DATA LINES »
══════════

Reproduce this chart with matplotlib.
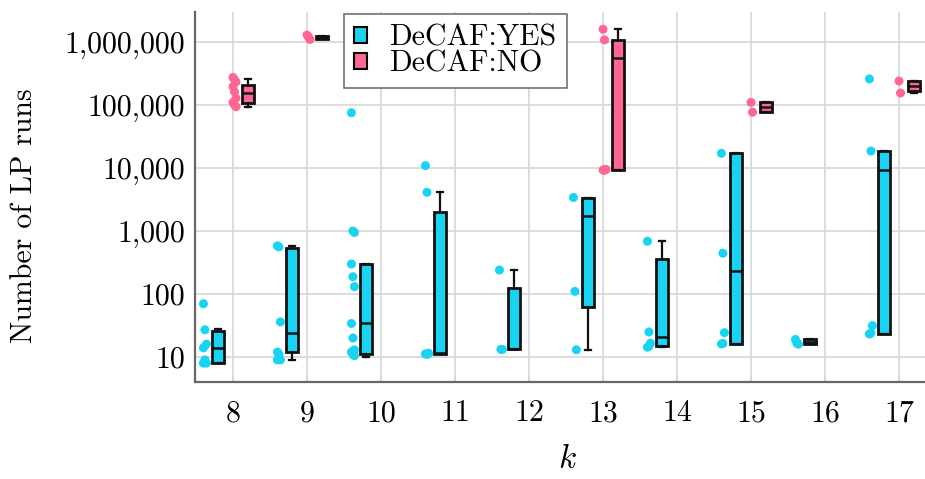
import numpy as np
import matplotlib
matplotlib.use('Agg')
import matplotlib.pyplot as plt
from matplotlib.patches import Patch
from matplotlib.ticker import FixedLocator, FixedFormatter, NullLocator

plt.rcParams['font.family'] = ['cmr10', 'DejaVu Serif']
plt.rcParams['mathtext.fontset'] = 'cm'
plt.rcParams['axes.unicode_minus'] = False
plt.rcParams['axes.formatter.use_mathtext'] = True

categories = ['8', '9', '10', '11', '12', '13', '14', '15', '16', '17']

# DeCAF:YES box statistics
yes_q1 = [7.9, 11.9, 11.2, 11.2, 13.2, 62, 15.1, 16.1, 16.1, 23.2]
yes_med = [13.7, 23.8, 34.3, 11.4, 13.4, 1730, 21, 234, 17.5, 9290]
yes_q3 = [26, 531, 299, 2024, 126, 3300, 359, 17100, 19.1, 18600]
yes_lo = [7.9, 9.0, 10.1, 11.2, 13.2, 12.9, 14.3, 16.1, 16.1, 23.2]
yes_hi = [27.5, 578, 299, 4110, 240, 3300, 687, 17100, 19.1, 18600]
yes_points = [
    [70, 27, 16, 14, 9, 8, 8],
    [580, 560, 36, 12, 11, 9, 9],
    [75500, 1000, 950, 299, 188, 131, 34, 20, 13, 12, 11, 10.5],
    [10900, 4110, 11.5, 11.2, 11, 11.3],
    [240, 13.2, 13.2],
    [3400, 110, 13],
    [687, 25, 16.5, 14.3, 14.8],
    [17100, 443, 24.3, 16.1, 16.4],
    [19, 16.5, 16],
    [259000, 18600, 31.4, 23.2, 24],
]

# DeCAF:NO box statistics (None = no data for that k)
no_q1 = [109000, 1.10e6, None, None, None, 9290, None, 76600, None, 169000]
no_med = [153000, 1.17e6, None, None, None, 551000, None, 91800, None, 200000]
no_q3 = [207000, 1.245e6, None, None, None, 1.077e6, None, 110000, None, 240000]
no_lo = [94000, 1.10e6, None, None, None, 9290, None, 76600, None, 153000]
no_hi = [259000, 1.245e6, None, None, None, 1.59e6, None, 110000, None, 240000]
no_points = [
    [274000, 250000, 233000, 195000, 162000, 128000, 110000, 100000, 94000],
    [1.29e6, 1.2e6, 1.1e6],
    [], [], [],
    [1.59e6, 1.08e6, 9500, 9290, 9200],
    [],
    [110000, 77000],
    [],
    [240000, 155000],
]

ytick_vals = [10, 100, 1000, 10000, 100000, 1000000]
ytick_labels = ['10', '100', '1,000', '10,000', '100,000', '1,000,000']

YES_COLOR = '#19D3F3'
NO_COLOR = '#FF6692'

fig = plt.figure(figsize=(9.25, 4.79), dpi=100)
ax = fig.add_axes([195/925, 97/479, 730/925, 370/479])
ax.set_yscale('log')

box_w = 0.165
offset = 0.2
pt_off = -0.18

def draw_group(q1, med, q3, lo, hi, pts, shift, color):
    stats, pos = [], []
    for i in range(len(categories)):
        if q1[i] is None:
            continue
        stats.append(dict(q1=q1[i], med=med[i], q3=q3[i], whislo=lo[i], whishi=hi[i], fliers=[]))
        pos.append(i + shift)
    ax.bxp(stats, positions=pos, widths=box_w, patch_artist=True, showfliers=False,
           manage_ticks=False, capwidths=box_w * 0.45,
           boxprops=dict(facecolor=color, edgecolor='#111111', linewidth=2.0),
           medianprops=dict(color='#111111', linewidth=1.8),
           whiskerprops=dict(color='#111111', linewidth=1.6),
           capprops=dict(color='#111111', linewidth=1.6), zorder=3)
    for i, p in enumerate(pts):
        if not p:
            continue
        jit = np.array([((j % 3) - 1) * 0.02 for j in range(len(p))])
        ax.scatter(i + shift + pt_off + jit, p, s=42, color=color, edgecolors='none', zorder=2)

draw_group(yes_q1, yes_med, yes_q3, yes_lo, yes_hi, yes_points, -offset, YES_COLOR)
draw_group(no_q1, no_med, no_q3, no_lo, no_hi, no_points, offset, NO_COLOR)

ax.set_xlim(-0.514, 9.351)
ax.set_ylim(10**0.603, 10**6.476)
ax.xaxis.set_major_locator(FixedLocator(range(len(categories))))
ax.xaxis.set_major_formatter(FixedFormatter(categories))
ax.yaxis.set_major_locator(FixedLocator(ytick_vals))
ax.yaxis.set_major_formatter(FixedFormatter(ytick_labels))
ax.yaxis.set_minor_locator(NullLocator())
ax.tick_params(axis='both', length=0, labelsize=21.5)
ax.tick_params(axis='y', pad=7)
ax.tick_params(axis='x', pad=13)
ax.grid(True, color='#d6d6d6', linewidth=1.2, zorder=0)
ax.set_axisbelow(True)
for s in ['top', 'right']:
    ax.spines[s].set_visible(False)
for s in ['left', 'bottom']:
    ax.spines[s].set_color('#666666')
    ax.spines[s].set_linewidth(1.6)

ax.set_xlabel('$k$', fontsize=24)
ax.xaxis.set_label_coords(0.51, -0.17)
ax.set_ylabel('Number of LP runs', fontsize=21.5)
ax.yaxis.set_label_coords(-0.215, 0.45)

handles = [Patch(facecolor=YES_COLOR, edgecolor='black', linewidth=1.5, label='DeCAF:YES'),
           Patch(facecolor=NO_COLOR, edgecolor='black', linewidth=1.5, label='DeCAF:NO')]
leg = ax.legend(handles=handles, loc='upper left', bbox_to_anchor=(0.204, 0.995),
                borderaxespad=0, fontsize=21.5, fancybox=False, framealpha=1,
                edgecolor='#666666', handlelength=0.42, handleheight=0.42,
                handletextpad=0.75, labelspacing=-0.05, borderpad=0.35)
leg.get_frame().set_linewidth(1.1)

fig.savefig('out.png', dpi=100)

══════════

EXERCISE BRIEF » Copy out all of the material exactly as written, without its pictures.

COMPLETE RESPONSE »
Reproduce this chart with matplotlib.
import numpy as np
import matplotlib
matplotlib.use('Agg')
import matplotlib.pyplot as plt
from matplotlib.patches import Patch
from matplotlib.ticker import FixedLocator, FixedFormatter, NullLocator

plt.rcParams['font.family'] = ['cmr10', 'DejaVu Serif']
plt.rcParams['mathtext.fontset'] = 'cm'
plt.rcParams['axes.unicode_minus'] = False
plt.rcParams['axes.formatter.use_mathtext'] = True

categories = ['8', '9', '10', '11', '12', '13', '14', '15', '16', '17']

# DeCAF:YES box statistics
yes_q1 = [7.9, 11.9, 11.2, 11.2, 13.2, 62, 15.1, 16.1, 16.1, 23.2]
yes_med = [13.7, 23.8, 34.3, 11.4, 13.4, 1730, 21, 234, 17.5, 9290]
yes_q3 = [26, 531, 299, 2024, 126, 3300, 359, 17100, 19.1, 18600]
yes_lo = [7.9, 9.0, 10.1, 11.2, 13.2, 12.9, 14.3, 16.1, 16.1, 23.2]
yes_hi = [27.5, 578, 299, 4110, 240, 3300, 687, 17100, 19.1, 18600]
yes_points = [
    [70, 27, 16, 14, 9, 8, 8],
    [580, 560, 36, 12, 11, 9, 9],
    [75500, 1000, 950, 299, 188, 131, 34, 20, 13, 12, 11, 10.5],
    [10900, 4110, 11.5, 11.2, 11, 11.3],
    [240, 13.2, 13.2],
    [3400, 110, 13],
    [687, 25, 16.5, 14.3, 14.8],
    [17100, 443, 24.3, 16.1, 16.4],
    [19, 16.5, 16],
    [259000, 18600, 31.4, 23.2, 24],
]

# DeCAF:NO box statistics (None = no data for that k)
no_q1 = [109000, 1.10e6, None, None, None, 9290, None, 76600, None, 169000]
no_med = [153000, 1.17e6, None, None, None, 551000, None, 91800, None, 200000]
no_q3 = [207000, 1.245e6, None, None, None, 1.077e6, None, 110000, None, 240000]
no_lo = [94000, 1.10e6, None, None, None, 9290, None, 76600, None, 153000]
no_hi = [259000, 1.245e6, None, None, None, 1.59e6, None, 110000, None, 240000]
no_points = [
    [274000, 250000, 233000, 195000, 162000, 128000, 110000, 100000, 94000],
    [1.29e6, 1.2e6, 1.1e6],
    [], [], [],
    [1.59e6, 1.08e6, 9500, 9290, 9200],
    [],
    [110000, 77000],
    [],
    [240000, 155000],
]

ytick_vals = [10, 100, 1000, 10000, 100000, 1000000]
ytick_labels = ['10', '100', '1,000', '10,000', '100,000', '1,000,000']

YES_COLOR = '#19D3F3'
NO_COLOR = '#FF6692'

fig = plt.figure(figsize=(9.25, 4.79), dpi=100)
ax = fig.add_axes([195/925, 97/479, 730/925, 370/479])
ax.set_yscale('log')

box_w = 0.165
offset = 0.2
pt_off = -0.18

def draw_group(q1, med, q3, lo, hi, pts, shift, color):
    stats, pos = [], []
    for i in range(len(categories)):
        if q1[i] is None:
            continue
        stats.append(dict(q1=q1[i], med=med[i], q3=q3[i], whislo=lo[i], whishi=hi[i], fliers=[]))
        pos.append(i + shift)
    ax.bxp(stats, positions=pos, widths=box_w, patch_artist=True, showfliers=False,
           manage_ticks=False, capwidths=box_w * 0.45,
           boxprops=dict(facecolor=color, edgecolor='#111111', linewidth=2.0),
           medianprops=dict(color='#111111', linewidth=1.8),
           whiskerprops=dict(color='#111111', linewidth=1.6),
           capprops=dict(color='#111111', linewidth=1.6), zorder=3)
    for i, p in enumerate(pts):
        if not p:
            continue
        jit = np.array([((j % 3) - 1) * 0.02 for j in range(len(p))])
        ax.scatter(i + shift + pt_off + jit, p, s=42, color=color, edgecolors='none', zorder=2)

draw_group(yes_q1, yes_med, yes_q3, yes_lo, yes_hi, yes_points, -offset, YES_COLOR)
draw_group(no_q1, no_med, no_q3, no_lo, no_hi, no_points, offset, NO_COLOR)

ax.set_xlim(-0.514, 9.351)
ax.set_ylim(10**0.603, 10**6.476)
ax.xaxis.set_major_locator(FixedLocator(range(len(categories))))
ax.xaxis.set_major_formatter(FixedFormatter(categories))
ax.yaxis.set_major_locator(FixedLocator(ytick_vals))
ax.yaxis.set_major_formatter(FixedFormatter(ytick_labels))
ax.yaxis.set_minor_locator(NullLocator())
ax.tick_params(axis='both', length=0, labelsize=21.5)
ax.tick_params(axis='y', pad=7)
ax.tick_params(axis='x', pad=13)
ax.grid(True, color='#d6d6d6', linewidth=1.2, zorder=0)
ax.set_axisbelow(True)
for s in ['top', 'right']:
    ax.spines[s].set_visible(False)
for s in ['left', 'bottom']:
    ax.spines[s].set_color('#666666')
    ax.spines[s].set_linewidth(1.6)

ax.set_xlabel('$k$', fontsize=24)
ax.xaxis.set_label_coords(0.51, -0.17)
ax.set_ylabel('Number of LP runs', fontsize=21.5)
ax.yaxis.set_label_coords(-0.215, 0.45)

handles = [Patch(facecolor=YES_COLOR, edgecolor='black', linewidth=1.5, label='DeCAF:YES'),
           Patch(facecolor=NO_COLOR, edgecolor='black', linewidth=1.5, label='DeCAF:NO')]
leg = ax.legend(handles=handles, loc='upper left', bbox_to_anchor=(0.204, 0.995),
                borderaxespad=0, fontsize=21.5, fancybox=False, framealpha=1,
                edgecolor='#666666', handlelength=0.42, handleheight=0.42,
                handletextpad=0.75, labelspacing=-0.05, borderpad=0.35)
leg.get_frame().set_linewidth(1.1)

fig.savefig('out.png', dpi=100)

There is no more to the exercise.